What You’ll Do
Integrate hosted LLM APIs (e.g. OpenAI, Anthropic) + custom models to support intelligent in-product behavior.
Build and fine-tune transformer models using PyTorch, HuggingFace
Design and deploy retrieval-augmented generation (RAG) pipelines with vector databases (e.g., pgvector) and graph-based reasoning (e.g., Neo4j).
Develop scalable inference systems using vLLM, speculative decoding, and optimized serving techniques.
Build modular, production-grade pipelines for training, evaluation, and deployment.
Collaborate closely with product, design, and full-stack teams to ship features that bring AI to end users.
Own infrastructure around Docker, Cloud Run, and GCP, ensuring speed, reliability, and observability.
What You Bring
Strong Python engineering background with clean, tested, and maintainable code.
Proven experience building with transformer-based models, including custom training and fine-tuning.
Deep familiarity with HuggingFace, PyTorch, tokenization, and evaluation frameworks.
Experience integrating and orchestrating LLM APIs (OpenAI, Anthropic) into user-facing products.
Understanding of semantic search, vector storage (FAISS, pgvector), and hybrid symbolic-neural approaches.

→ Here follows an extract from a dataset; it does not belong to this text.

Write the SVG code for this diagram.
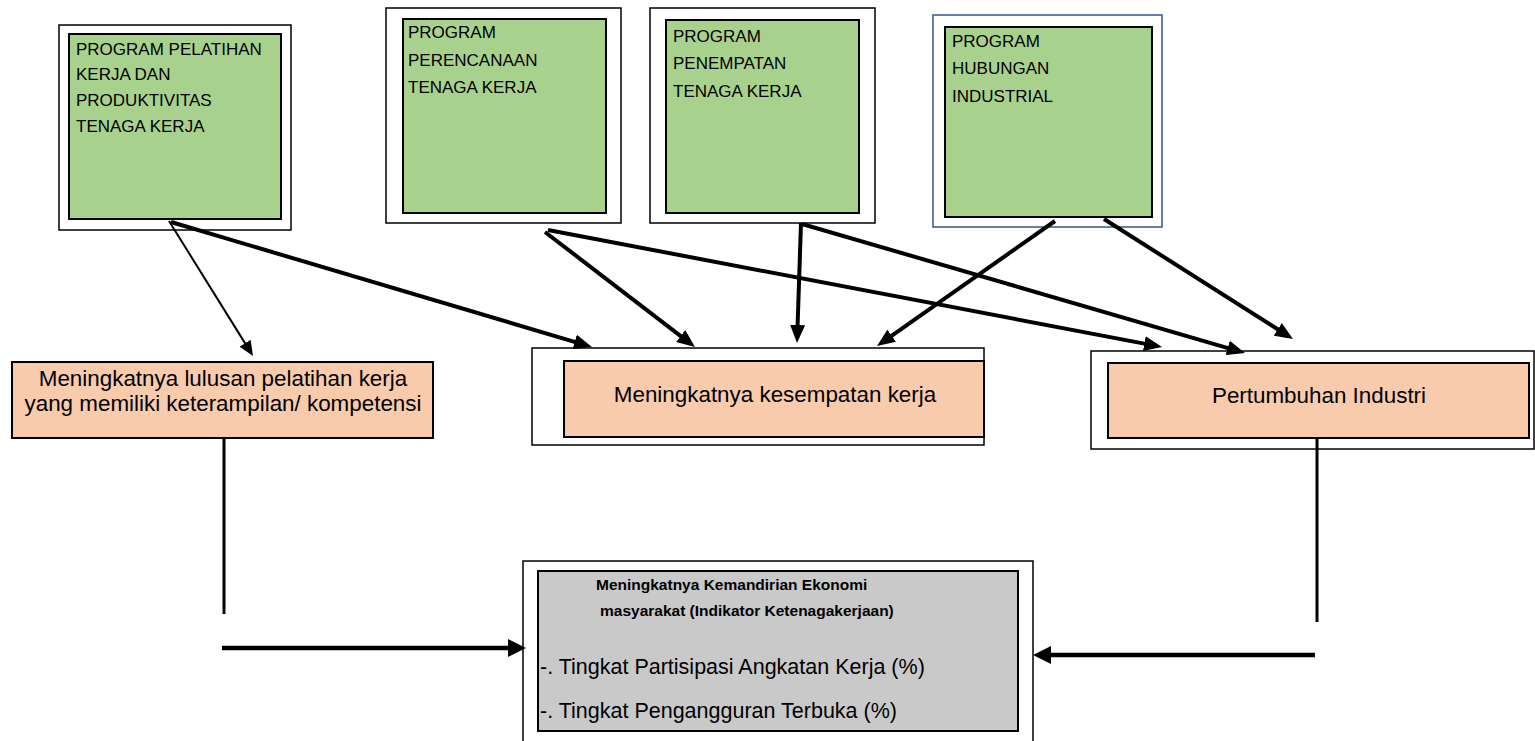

Experience designing or consuming graph-based knowledge systems (e.g., Neo4j, property graphs).
Ability to build and debug scalable training and inference systems.
Bonus Points For
Hands-on experience with Docker and production deployment on Google Cloud (GKE, Cloud Run).
Experience with RLHF, reward models, or reinforcement learning for LLM alignment.
Knowledge of document understanding, OCR, or structured PDF parsing.
Exposure to monitoring and observability tools (e.g., Prometheus, Grafana, OpenTelemetry).
Background in linguistics, semantics, or computational reasoning.